Сара уронила чашку; та подпрыгнула и, не разбившись, покатилась по траве. Она встала со стула, чтобы поднять ее. Морган внимательно изучал ее ноги, а затем бедра, даже не пытаясь этого скрыть. Садиться Сара не стала; она осталась стоять посреди сада, разглядывая странный, несуразный фасад виллы. Тыльной стороной руки Морган снова принялся отгонять синиц, а потом налил себе еще водки, теперь безо льда. Пробормотал что-то по-персидски, наверняка строчку какого-нибудь стихотворения: мне показалось, что я уловил рифму. Сара мерила шагами крошечный сад, останавливаясь возле каждого розового куста, каждого гранатового деревца, каждой японской вишни. Я представлял себе ее мысли, ее смущение, даже ее грусть из-за необходимости выслушивать исповедь своего учителя. Морган говорил ни для кого. Водка сделала свое дело, мне казалось, что вскоре он начнет плакать пьяными слезами, окончательно разжалобившись над своей участью. Я не был уверен, что хочу выслушать все до конца, но, пока Сара не подошла и не дала мне повода встать, Морган прежним голосом, глубоким и слабеющим, продолжил свою историю:
«Признайте, искушение было слишком велико. Находиться рядом с ней, получить возможность коснуться ее… Я помню, сколько льда прозвучало в ее удивленном голосе, когда я выдал свою страсть. К несчастью, у нее — как бы это сказать — случилось недомогание. Как в любовном романе „Вис и Рамин“. Воспоминание о старинном романе отрезвило меня. Я испугался. В конце концов я решил проводить ее, ибо надвигался вечер. Пришлось обходить разрушенный центр города, занятый войсками. Азра шла, глядя себе под ноги. Домой я вернулся один. Я никогда не забуду тот вечер. Я чувствовал себя счастливым и несчастным одновременно.

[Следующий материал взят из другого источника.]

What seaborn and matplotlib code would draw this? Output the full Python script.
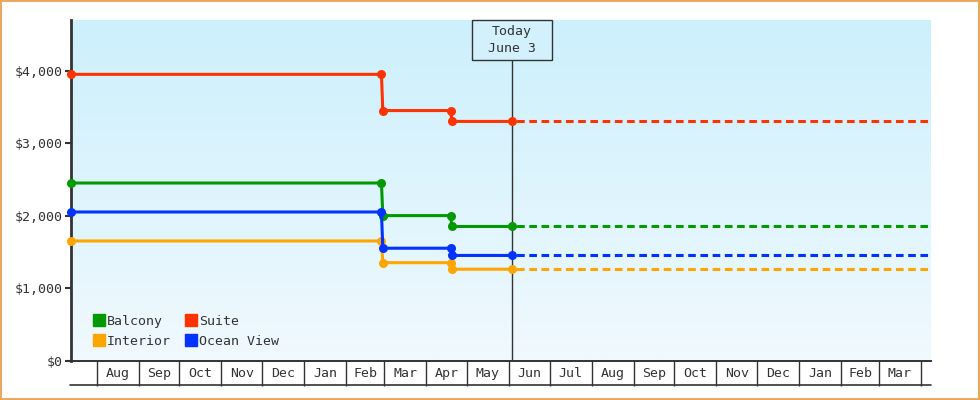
import numpy as np
import pandas as pd
import matplotlib
matplotlib.use("Agg")
import matplotlib.pyplot as plt
import matplotlib.dates as mdates
from matplotlib.lines import Line2D
from matplotlib.patches import Rectangle
import seaborn as sns

# price history per cabin type
dates = ["2016-07-13", "2017-02-27", "2017-02-28", "2017-04-19", "2017-04-20", "2017-06-03"]
balcony = [2450, 2450, 2000, 2000, 1850, 1850]
suite = [3950, 3950, 3450, 3450, 3300, 3300]
interior = [1650, 1650, 1350, 1350, 1260, 1260]
ocean_view = [2050, 2050, 1550, 1550, 1450, 1450]
cabins = ["Balcony", "Interior", "Suite", "Ocean View"]
colors = {"Balcony": "#009900", "Suite": "#ff3300", "Interior": "#ffa500", "Ocean View": "#0033ff"}

today = "2017-06-03"
today_label = "Today\nJune 3"
x_start = "2016-07-13"
x_end = "2018-04-08"
month_labels = ["Aug", "Sep", "Oct", "Nov", "Dec", "Jan", "Feb", "Mar", "Apr", "May", "Jun",
                "Jul", "Aug", "Sep", "Oct", "Nov", "Dec", "Jan", "Feb", "Mar"]
y_ticks = [0, 1000, 2000, 3000, 4000]

series = {"Balcony": balcony, "Suite": suite, "Interior": interior, "Ocean View": ocean_view}
rows = []
for name, vals in series.items():
    for d, v in zip(dates, vals):
        rows.append({"date": pd.Timestamp(d), "price": v, "cabin": name})
df = pd.DataFrame(rows)

# flat projection after today
proj = []
for name, vals in series.items():
    proj.append({"date": pd.Timestamp(today), "price": vals[-1], "cabin": name})
    proj.append({"date": pd.Timestamp(x_end), "price": vals[-1], "cabin": name})
df_proj = pd.DataFrame(proj)

sns.set_theme(style="white")
plt.rcParams["font.family"] = ["DejaVu Sans Mono", "DejaVu Sans"]
dark = "#333333"

fig = plt.figure(figsize=(9.8, 4.0), dpi=100)
fig.patch.set_facecolor("white")
fig.patch.set_edgecolor("#e8a860")
fig.patch.set_linewidth(1.5)
ax = fig.add_axes([71 / 980, 1 - 360.5 / 400, (930.5 - 71) / 980, (360.5 - 20) / 400])

# gradient background
top_c = np.array([204, 240, 252]) / 255
bot_c = np.array([240, 249, 254]) / 255
t = np.linspace(0, 1, 256)[:, None]
grad = (top_c * (1 - t) + bot_c * t)[:, None, :]
ax.imshow(grad, extent=[0, 1, 0, 1], transform=ax.transAxes, aspect="auto", zorder=0)

sns.lineplot(data=df_proj, x="date", y="price", hue="cabin", palette=colors, ax=ax,
             legend=False, estimator=None, linewidth=2.2,
             linestyle=(2.5, (2.5, 1.5)), zorder=3)
sns.lineplot(data=df, x="date", y="price", hue="cabin", palette=colors, ax=ax,
             legend=False, estimator=None, sort=False, linewidth=2.2,
             marker="o", markersize=6.5, markeredgewidth=0, zorder=4, clip_on=False)

ax.set_xlim(pd.Timestamp(x_start), pd.Timestamp(x_end))
ax.set_ylim(0, 4700)
ax.set_xlabel("")
ax.set_ylabel("")

for s in ["top", "right"]:
    ax.spines[s].set_visible(False)
ax.spines["left"].set_color(dark)
ax.spines["left"].set_linewidth(2)
ax.spines["bottom"].set_color(dark)
ax.spines["bottom"].set_linewidth(1.4)

ax.set_yticks(y_ticks)
ax.set_yticklabels([f"${v:,}" for v in y_ticks])
ax.tick_params(axis="y", left=True, length=4.3, width=1.5, color=dark, pad=1.5,
               labelsize=9.5, labelcolor=dark)

# month cells below the axis
month_starts = pd.date_range("2016-08-01", periods=len(month_labels) + 1, freq="MS")
mids = [a + (b - a) / 2 for a, b in zip(month_starts[:-1], month_starts[1:])]
ax.set_xticks(month_starts)
ax.set_xticklabels([])
ax.set_xticks(mids, minor=True)
ax.set_xticklabels(month_labels, minor=True)
ax.tick_params(axis="x", which="major", bottom=True, length=18, width=1.0, color=dark)
ax.tick_params(axis="x", which="minor", bottom=True, length=0, pad=4.5,
               labelsize=9.5, labelcolor=dark)

fig.add_artist(Line2D([70 / 980, 930.5 / 980], [1 - 385 / 400] * 2, color=dark, lw=1.2))

# today marker
fig.canvas.draw()
tx = ax.transData.transform((mdates.date2num(pd.Timestamp(today)), 0))[0]
ax_top = ax.transAxes.transform((0, 1))[1]
ax_bot = ax.transAxes.transform((0, 0))[1]
box_h = 40
ax.add_line(Line2D([tx, tx], [ax_bot, ax_top - box_h], transform=None, color=dark, lw=1, zorder=2))
fig.add_artist(Rectangle((tx - 40, ax_top - box_h), 80, box_h, transform=None,
                         facecolor="#d2f1fc", edgecolor=dark, lw=1, zorder=5))
fig.text(tx / 980, (ax_top - box_h / 2) / 400, today_label, ha="center", va="center",
         fontsize=9.5, color=dark, linespacing=1.35, zorder=6)

handles = [Line2D([], [], marker="s", linestyle="", markersize=8, color=colors[c]) for c in cabins]
ax.legend(handles, cabins, ncol=2, loc="lower left", frameon=False,
          bbox_to_anchor=((93.5 - 71) / 859.5, (360.5 - 348) / 340.5),
          borderpad=0, borderaxespad=0, handlelength=0.8, handletextpad=0.2,
          columnspacing=1.15, labelspacing=0.55, fontsize=9.5, labelcolor=dark)

fig.savefig("out.png", dpi=100)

Наконец в одном из военных госпиталей на северной окраине города объявился Лиоте. Он получил сильный удар по голове, власти предупредили посольство, а оттуда позвонили в институт. Я немедленно прыгнул в машину и помчался навестить его. Перед дверью его палаты дежурил офицер, то ли военный, то ли полицейский, весь увешанный медалями; со всей иранской вежливостью он извинился за допущенную ошибку. „Но вы же знаете, — насмешливо улыбаясь, говорил он, — среди многолюдной демонстрации очень трудно отличить иранца от француза. Особенно француза, который выкрикивает лозунги по-персидски“. Лиоте лежал, весь обмотанный бинтами. Он выглядел совершенно истощенным. Он сразу же сообщил мне, что дни шаха сочтены; я согласился. Затем я сказал ему, что Азра его ищет и умирает от беспокойства; он попросил меня позвонить ей, чтобы ее успокоить, — я предложил ему, если он хочет, сегодня же вечером передать ей письмо в собственные руки. Он горячо поблагодарил меня за такую заботу. Быстро, прямо у меня на глазах, он набросал записку на персидском. Ему предстояло находиться под наблюдением врачей еще три дня. Из больницы я отправился в посольство, где остаток дня убеждал наших дорогих дипломатов в необходимости отправить Лиоте во Францию — для его же блага. Я говорил, что он окончательно сошел с ума. Что он требует называть его Фаридом Лахути, что он незаконно присвоил себе иранское происхождение, что он принимал участие в демонстрациях, что он подвергает опасности собственную жизнь. Затем я отправился к Азре передать ей записку от Фреда. Она не впустила меня; не удостоила даже взглядом, стояла за полуприкрытой дверью и, как только записка оказалась у нее в руках, немедленно захлопнула дверь. Через четыре дня, по выходе из клиники, Фред Лиоте сидел в самолете, летевшем в Париж, куда его с соблюдением всех формальностей отправили по медицинским показаниям. На самом деле иранцы изгнали его по просьбе посольства и запретили ему возвращаться в Иран.